Exercise goal:
Images are not part of the copy; write out the rest of the data exactly as given.

Source excerpt:
____
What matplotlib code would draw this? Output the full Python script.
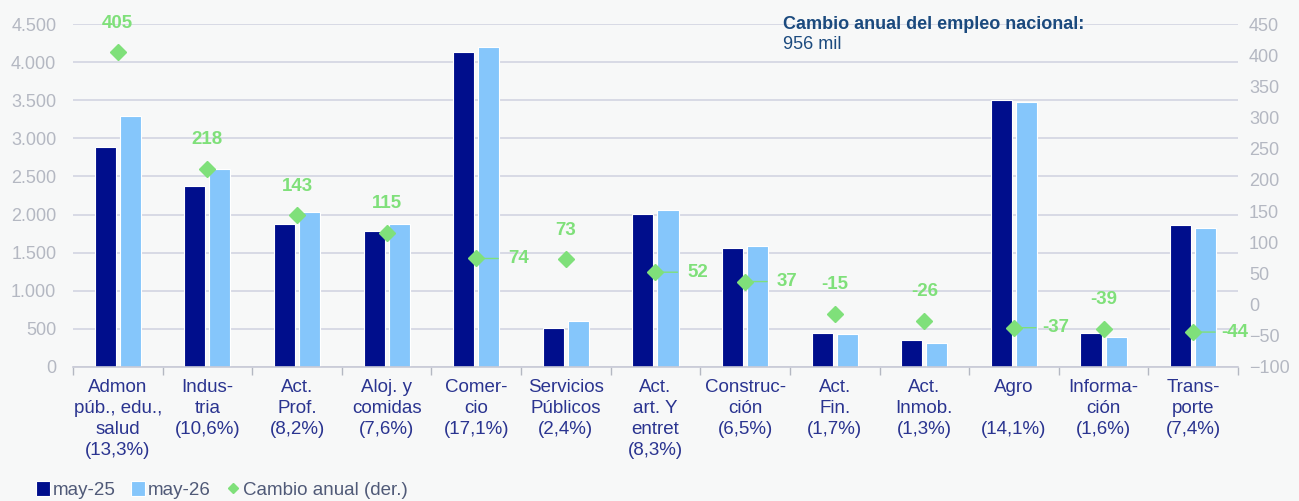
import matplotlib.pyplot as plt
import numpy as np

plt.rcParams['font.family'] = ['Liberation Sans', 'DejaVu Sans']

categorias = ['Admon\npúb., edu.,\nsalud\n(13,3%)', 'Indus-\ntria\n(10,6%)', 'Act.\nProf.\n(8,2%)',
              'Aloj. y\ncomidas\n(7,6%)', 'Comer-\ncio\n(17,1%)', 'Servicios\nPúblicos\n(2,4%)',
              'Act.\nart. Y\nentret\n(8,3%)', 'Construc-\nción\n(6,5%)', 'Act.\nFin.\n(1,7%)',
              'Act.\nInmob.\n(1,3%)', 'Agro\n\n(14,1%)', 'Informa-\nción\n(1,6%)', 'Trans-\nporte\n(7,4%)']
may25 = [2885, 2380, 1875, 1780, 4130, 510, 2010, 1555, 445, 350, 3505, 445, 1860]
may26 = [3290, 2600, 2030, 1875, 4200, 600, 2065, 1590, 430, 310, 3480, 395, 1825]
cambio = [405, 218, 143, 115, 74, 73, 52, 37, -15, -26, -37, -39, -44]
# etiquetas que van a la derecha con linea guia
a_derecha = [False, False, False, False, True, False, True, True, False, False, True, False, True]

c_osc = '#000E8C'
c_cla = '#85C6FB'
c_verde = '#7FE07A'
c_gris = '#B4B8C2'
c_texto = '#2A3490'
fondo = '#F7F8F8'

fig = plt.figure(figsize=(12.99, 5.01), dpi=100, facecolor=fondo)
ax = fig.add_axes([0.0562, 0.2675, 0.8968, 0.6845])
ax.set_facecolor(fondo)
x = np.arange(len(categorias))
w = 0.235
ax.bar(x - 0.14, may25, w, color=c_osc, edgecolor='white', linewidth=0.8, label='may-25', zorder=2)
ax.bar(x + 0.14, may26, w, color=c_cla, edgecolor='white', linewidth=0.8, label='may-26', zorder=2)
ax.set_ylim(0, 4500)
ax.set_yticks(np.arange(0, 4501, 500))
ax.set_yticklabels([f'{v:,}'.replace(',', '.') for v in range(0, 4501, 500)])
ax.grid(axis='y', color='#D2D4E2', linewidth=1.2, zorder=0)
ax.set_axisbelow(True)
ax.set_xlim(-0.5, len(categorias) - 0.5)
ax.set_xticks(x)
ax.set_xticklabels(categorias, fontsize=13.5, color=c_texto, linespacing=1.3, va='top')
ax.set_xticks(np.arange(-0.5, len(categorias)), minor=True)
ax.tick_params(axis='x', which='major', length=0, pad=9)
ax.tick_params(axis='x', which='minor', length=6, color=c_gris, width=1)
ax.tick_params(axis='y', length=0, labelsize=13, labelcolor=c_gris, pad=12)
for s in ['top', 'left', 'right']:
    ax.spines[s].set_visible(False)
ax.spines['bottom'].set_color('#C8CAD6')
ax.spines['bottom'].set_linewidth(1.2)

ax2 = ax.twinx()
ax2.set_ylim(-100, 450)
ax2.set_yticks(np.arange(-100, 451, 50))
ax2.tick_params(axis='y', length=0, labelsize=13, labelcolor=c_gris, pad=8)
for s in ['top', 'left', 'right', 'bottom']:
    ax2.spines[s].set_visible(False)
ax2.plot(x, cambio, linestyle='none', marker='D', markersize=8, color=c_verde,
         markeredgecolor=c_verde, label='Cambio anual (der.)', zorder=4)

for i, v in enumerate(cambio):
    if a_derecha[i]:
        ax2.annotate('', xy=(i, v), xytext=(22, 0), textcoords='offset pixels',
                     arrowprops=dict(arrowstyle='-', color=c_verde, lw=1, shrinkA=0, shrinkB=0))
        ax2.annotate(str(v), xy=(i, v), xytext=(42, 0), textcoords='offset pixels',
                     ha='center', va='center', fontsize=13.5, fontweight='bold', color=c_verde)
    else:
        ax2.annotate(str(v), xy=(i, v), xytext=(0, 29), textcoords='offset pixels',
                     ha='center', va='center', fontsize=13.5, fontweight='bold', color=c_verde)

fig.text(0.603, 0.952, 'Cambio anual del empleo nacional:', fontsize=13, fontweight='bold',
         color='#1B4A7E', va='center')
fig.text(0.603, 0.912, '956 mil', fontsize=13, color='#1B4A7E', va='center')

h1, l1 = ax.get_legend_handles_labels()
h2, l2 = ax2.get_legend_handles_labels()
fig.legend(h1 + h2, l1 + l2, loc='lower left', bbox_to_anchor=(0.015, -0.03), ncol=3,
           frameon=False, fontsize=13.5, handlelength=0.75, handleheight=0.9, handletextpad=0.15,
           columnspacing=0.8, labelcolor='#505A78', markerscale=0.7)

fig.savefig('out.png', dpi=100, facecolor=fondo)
____
Written reply:
What matplotlib code would draw this? Output the full Python script.
import matplotlib.pyplot as plt
import numpy as np

plt.rcParams['font.family'] = ['Liberation Sans', 'DejaVu Sans']

categorias = ['Admon\npúb., edu.,\nsalud\n(13,3%)', 'Indus-\ntria\n(10,6%)', 'Act.\nProf.\n(8,2%)',
              'Aloj. y\ncomidas\n(7,6%)', 'Comer-\ncio\n(17,1%)', 'Servicios\nPúblicos\n(2,4%)',
              'Act.\nart. Y\nentret\n(8,3%)', 'Construc-\nción\n(6,5%)', 'Act.\nFin.\n(1,7%)',
              'Act.\nInmob.\n(1,3%)', 'Agro\n\n(14,1%)', 'Informa-\nción\n(1,6%)', 'Trans-\nporte\n(7,4%)']
may25 = [2885, 2380, 1875, 1780, 4130, 510, 2010, 1555, 445, 350, 3505, 445, 1860]
may26 = [3290, 2600, 2030, 1875, 4200, 600, 2065, 1590, 430, 310, 3480, 395, 1825]
cambio = [405, 218, 143, 115, 74, 73, 52, 37, -15, -26, -37, -39, -44]
# etiquetas que van a la derecha con linea guia
a_derecha = [False, False, False, False, True, False, True, True, False, False, True, False, True]

c_osc = '#000E8C'
c_cla = '#85C6FB'
c_verde = '#7FE07A'
c_gris = '#B4B8C2'
c_texto = '#2A3490'
fondo = '#F7F8F8'

fig = plt.figure(figsize=(12.99, 5.01), dpi=100, facecolor=fondo)
ax = fig.add_axes([0.0562, 0.2675, 0.8968, 0.6845])
ax.set_facecolor(fondo)
x = np.arange(len(categorias))
w = 0.235
ax.bar(x - 0.14, may25, w, color=c_osc, edgecolor='white', linewidth=0.8, label='may-25', zorder=2)
ax.bar(x + 0.14, may26, w, color=c_cla, edgecolor='white', linewidth=0.8, label='may-26', zorder=2)
ax.set_ylim(0, 4500)
ax.set_yticks(np.arange(0, 4501, 500))
ax.set_yticklabels([f'{v:,}'.replace(',', '.') for v in range(0, 4501, 500)])
ax.grid(axis='y', color='#D2D4E2', linewidth=1.2, zorder=0)
ax.set_axisbelow(True)
ax.set_xlim(-0.5, len(categorias) - 0.5)
ax.set_xticks(x)
ax.set_xticklabels(categorias, fontsize=13.5, color=c_texto, linespacing=1.3, va='top')
ax.set_xticks(np.arange(-0.5, len(categorias)), minor=True)
ax.tick_params(axis='x', which='major', length=0, pad=9)
ax.tick_params(axis='x', which='minor', length=6, color=c_gris, width=1)
ax.tick_params(axis='y', length=0, labelsize=13, labelcolor=c_gris, pad=12)
for s in ['top', 'left', 'right']:
    ax.spines[s].set_visible(False)
ax.spines['bottom'].set_color('#C8CAD6')
ax.spines['bottom'].set_linewidth(1.2)

ax2 = ax.twinx()
ax2.set_ylim(-100, 450)
ax2.set_yticks(np.arange(-100, 451, 50))
ax2.tick_params(axis='y', length=0, labelsize=13, labelcolor=c_gris, pad=8)
for s in ['top', 'left', 'right', 'bottom']:
    ax2.spines[s].set_visible(False)
ax2.plot(x, cambio, linestyle='none', marker='D', markersize=8, color=c_verde,
         markeredgecolor=c_verde, label='Cambio anual (der.)', zorder=4)

for i, v in enumerate(cambio):
    if a_derecha[i]:
        ax2.annotate('', xy=(i, v), xytext=(22, 0), textcoords='offset pixels',
                     arrowprops=dict(arrowstyle='-', color=c_verde, lw=1, shrinkA=0, shrinkB=0))
        ax2.annotate(str(v), xy=(i, v), xytext=(42, 0), textcoords='offset pixels',
                     ha='center', va='center', fontsize=13.5, fontweight='bold', color=c_verde)
    else:
        ax2.annotate(str(v), xy=(i, v), xytext=(0, 29), textcoords='offset pixels',
                     ha='center', va='center', fontsize=13.5, fontweight='bold', color=c_verde)

fig.text(0.603, 0.952, 'Cambio anual del empleo nacional:', fontsize=13, fontweight='bold',
         color='#1B4A7E', va='center')
fig.text(0.603, 0.912, '956 mil', fontsize=13, color='#1B4A7E', va='center')

h1, l1 = ax.get_legend_handles_labels()
h2, l2 = ax2.get_legend_handles_labels()
fig.legend(h1 + h2, l1 + l2, loc='lower left', bbox_to_anchor=(0.015, -0.03), ncol=3,
           frameon=False, fontsize=13.5, handlelength=0.75, handleheight=0.9, handletextpad=0.15,
           columnspacing=0.8, labelcolor='#505A78', markerscale=0.7)

fig.savefig('out.png', dpi=100, facecolor=fondo)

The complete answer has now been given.